The Navy plane is part of the VQ-1 electronic countermeasures squadron based at Whidbey Island Naval Air Station in Washington state.
Beijing claims a broad swath of the South China Sea as Chinese waters, but other countries dispute those claims.
Hainan island, which is close to Vietnam and the disputed Spratley Islands, is dotted with military bases.
U.S. lawmakers appearing on Sunday TV talk shows underscored the sensitivity of the matter and the impact its resolution might have on Sino-U.S. relations.
Sen. John McCain (R-Ariz.), a member of the Senate Armed Services Committee, said on NBC’s “Meet the Press” that the airplane “should not be inspected or entered by any Chinese authorities because of the nature of the equipment on board.”
Noting the recent tensions over Taiwan and the Chinese crackdown on the Falun Gong spiritual movement, McCain added, “This could be another episode in a series of problems that we’re having in our relations with China.”
“It’s obviously serious whenever a military collision like this takes place,” former Secretary of State Madeleine Albright said on CNN’s “Late Edition.”
Albright said the incident pointed to the importance of keeping diplomatic channels open with China so that incidents between the two nations “can be dealt with quickly and peacefully.”
Chu reported from Beijing and Richter from Washington.

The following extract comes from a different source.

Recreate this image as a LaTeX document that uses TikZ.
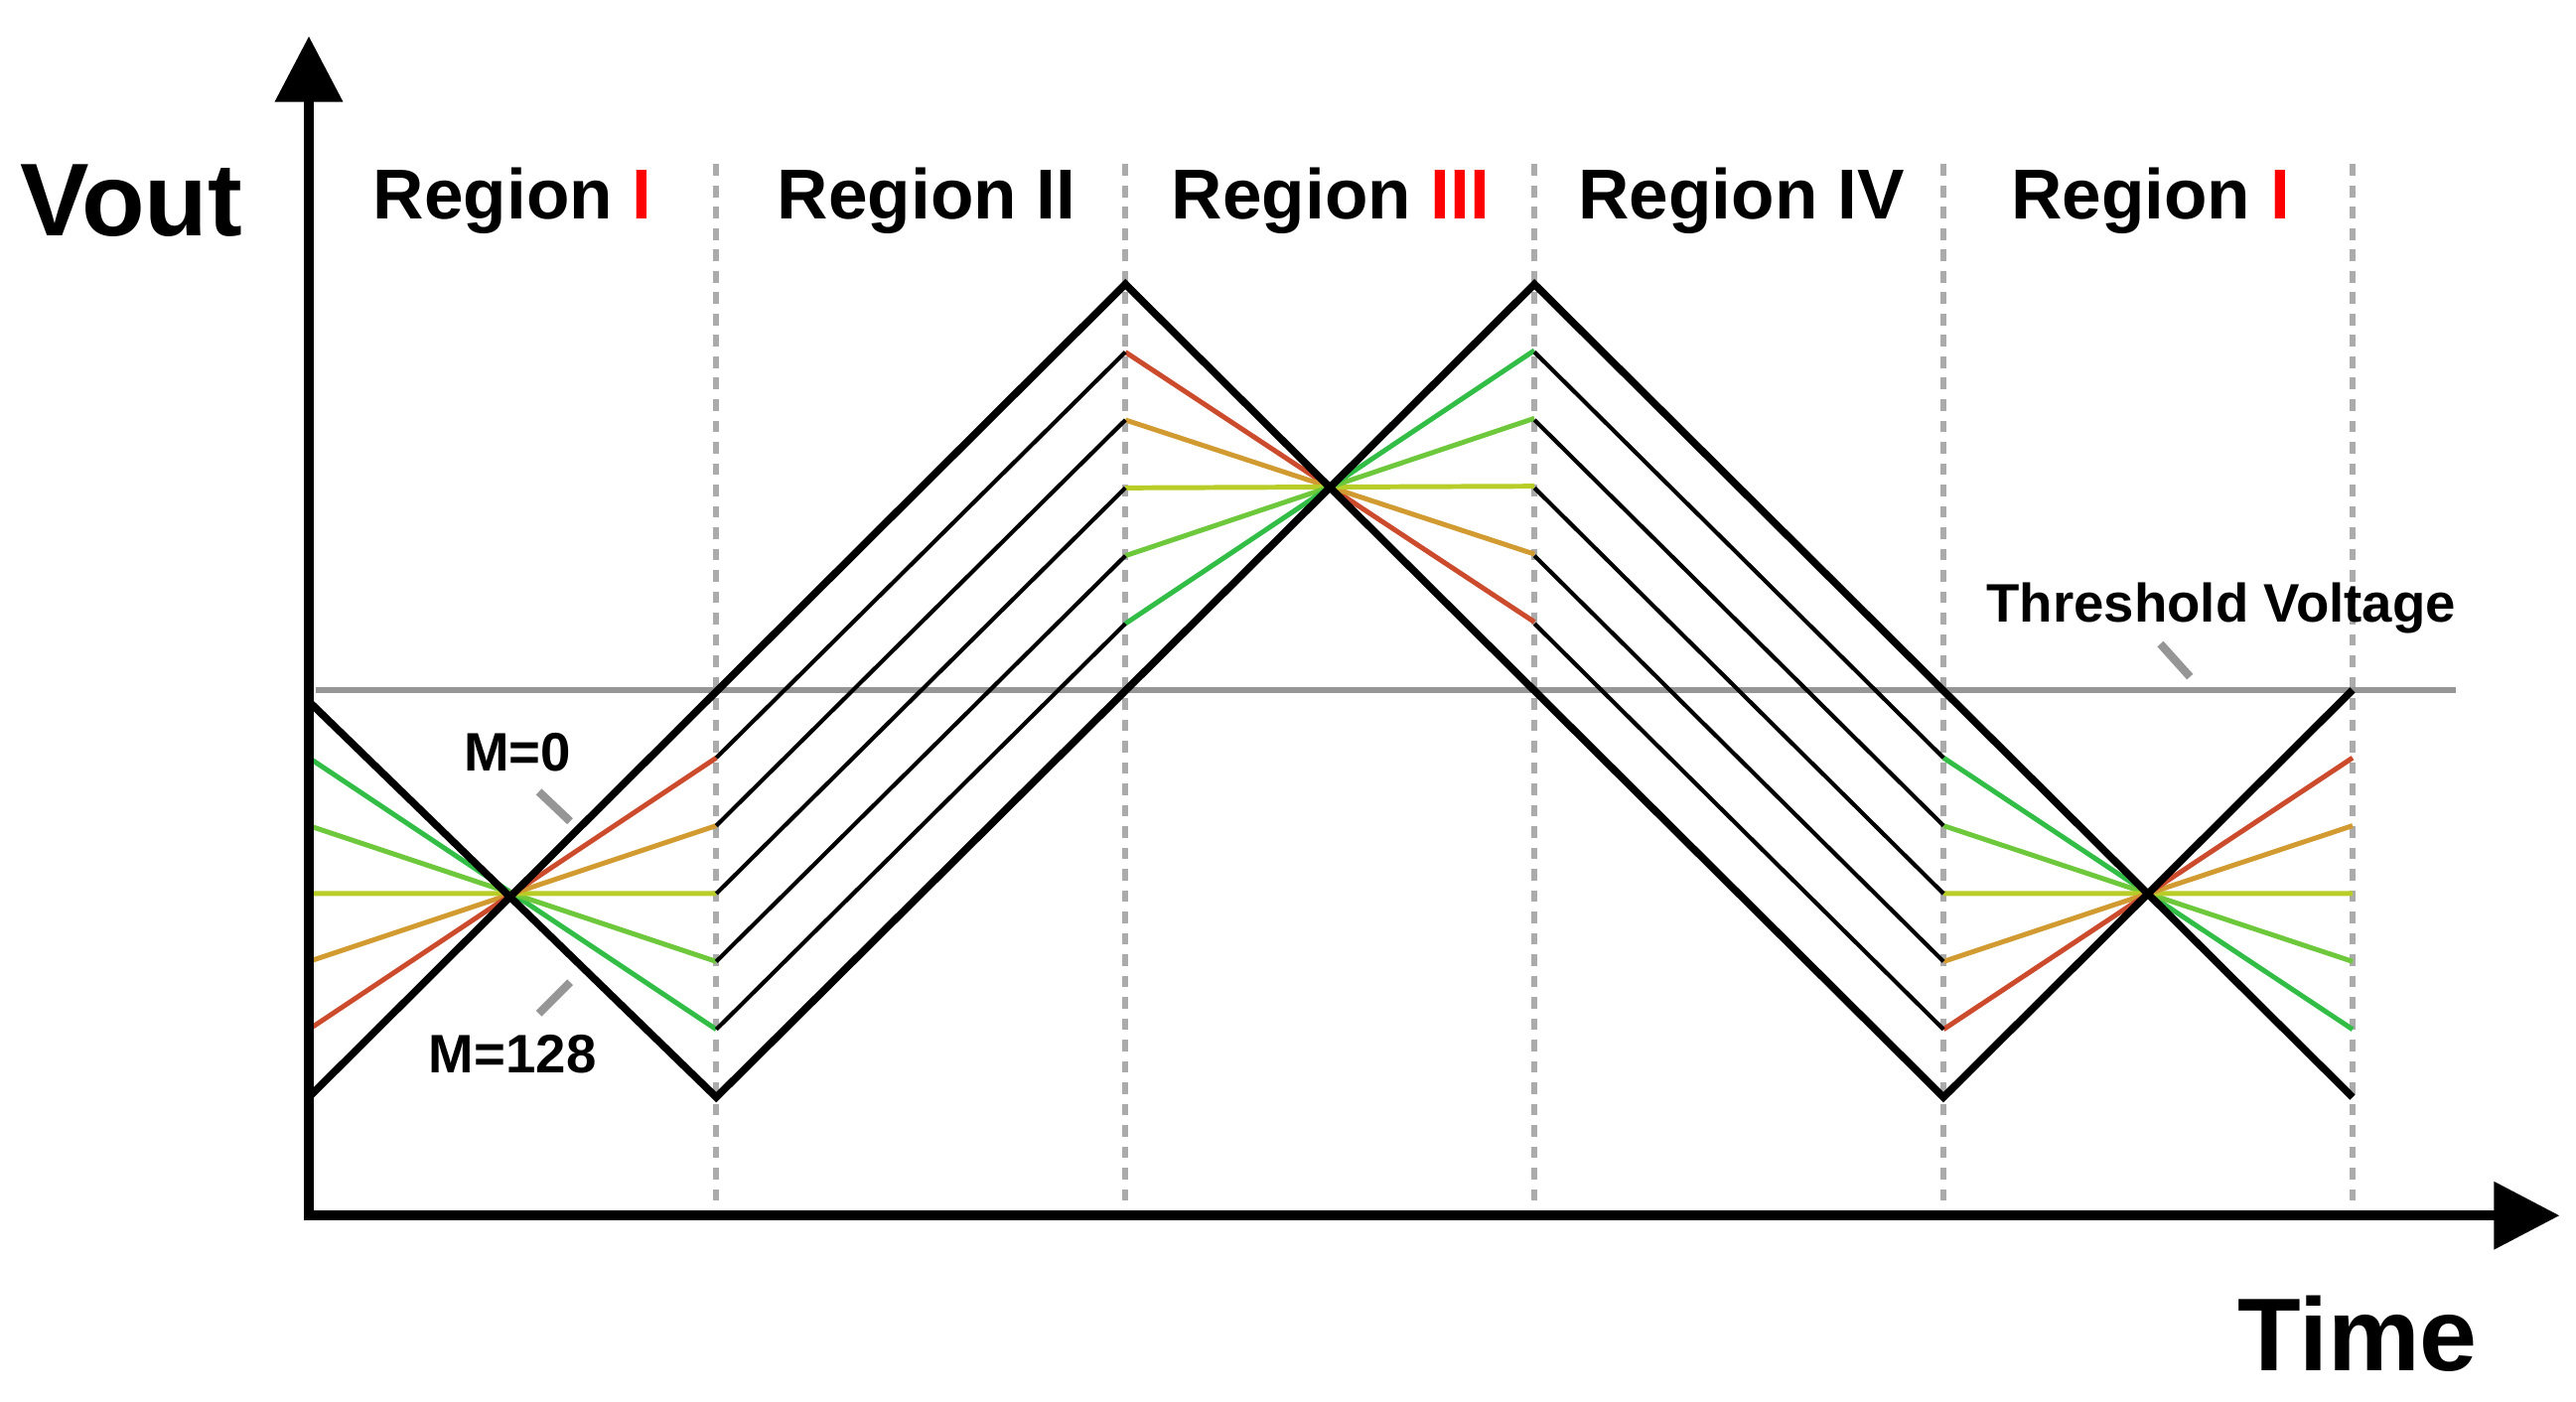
\documentclass[tikz,border=0pt]{standalone}
\usepackage{fontspec}
\setmainfont{Liberation Sans}
\usetikzlibrary{arrows.meta}
\definecolor{cR}{RGB}{205,75,45}
\definecolor{cO}{RGB}{210,155,50}
\definecolor{cY}{RGB}{185,205,40}
\definecolor{cG}{RGB}{110,200,60}
\definecolor{cGG}{RGB}{50,190,70}
\definecolor{gr}{RGB}{150,150,150}
\begin{document}
\begin{tikzpicture}[x=1pt,y=-1pt,
  thickb/.style={line width=4.5pt,black},
  thinb/.style={line width=2.5pt,black},
  col/.style={line width=3pt},
  sepline/.style={line width=3.5pt,gr!80,dash pattern=on 7pt off 6pt},
  lbl/.style={font=\bfseries\fontsize{43}{50}\selectfont},
  big/.style={font=\bfseries\fontsize{63}{70}\selectfont},
  mlbl/.style={font=\bfseries\fontsize{33}{38}\selectfont},
  lead/.style={line width=5pt,gr}]
\useasboundingbox (0,0) rectangle (1568,853);
\foreach \x in {436,685,934,1183,1432} \draw[sepline] (\x,100) -- (\x,740);
\draw[line width=4pt,gr] (192,420) -- (1495,420);
\pgfmathsetmacro{\d}{248/6}
\foreach \i/\c in {1/cGG,2/cG,3/cY,4/cO,5/cR}{
  \draw[col,\c] (188,{420+\i*\d}) -- (436,{668-\i*\d});
  \draw[col,\c] (1432,{420+(6-\i)*\d}) -- (1183,{668-(6-\i)*\d});
}
\foreach \i/\c in {1/cR,2/cO,3/cY,4/cG,5/cGG}{
  \draw[col,\c] (685,{173+\i*\d}) -- (934,{420-\i*\d});
}
\foreach \i in {1,...,5}{
  \draw[thinb] (436,{420+\i*\d}) -- (685,{173+\i*\d});
  \draw[thinb] (934,{173+\i*\d}) -- (1183,{420+\i*\d});
}
\draw[thickb,line join=miter] (188,668) -- (685,173) -- (1183,668) -- (1432,420);
\draw[thickb,line join=miter] (188,427) -- (436,668) -- (934,173) -- (1432,668);
\draw[line width=6pt,-{Triangle[length=40pt,width=40pt]}] (188,743) -- (188,22);
\draw[line width=6pt,-{Triangle[length=40pt,width=40pt]}] (185,740) -- (1558,740);
\node[big] (vout) at (80,122) {Vout};
\node[big] (time) at (1435,812) {Time};
\node[lbl] (r1) at (312,122) {Region \textcolor{red}{I}};
\node[lbl] (r2) at (564,122) {Region II};
\node[lbl] (r3) at (810,122) {Region \textcolor{red}{III}};
\node[lbl] (r4) at (1060,122) {Region IV};
\node[lbl] (r5) at (1309,122) {Region \textcolor{red}{I}};
\node[mlbl] (m0) at (315,458) {M=0};
\node[mlbl] (m128) at (312,642) {M=128};
\node[mlbl] (thr) at (1352,370) {Threshold Voltage};
\draw[lead] (328,482) -- (347,500);
\draw[lead] (347,598) -- (328,617);
\draw[lead] (1315,392) -- (1333,412);
\end{tikzpicture}
\end{document}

Times staff writer Megan Garvey in Washington contributed to this report.
(BEGIN TEXT OF INFOBOX / INFOGRAPHIC)
The crew of a U.S. Navy reconnaissance plane was reported unhurt after the craft collided with a Chinese fighter jet and made an emergency landing in China, which was searching for its missing pilot. U.S. officials warned Beijing against entering the EP-3, a top-secret American aircraft like that in the photo below.
* Maker: Lockheed
* Size: 100-foot wingspan; 106 feet long
* Crew: Consisted of one member of the Air Force, one Marine and 22 Navy personnel; most are technicians and equipment operators.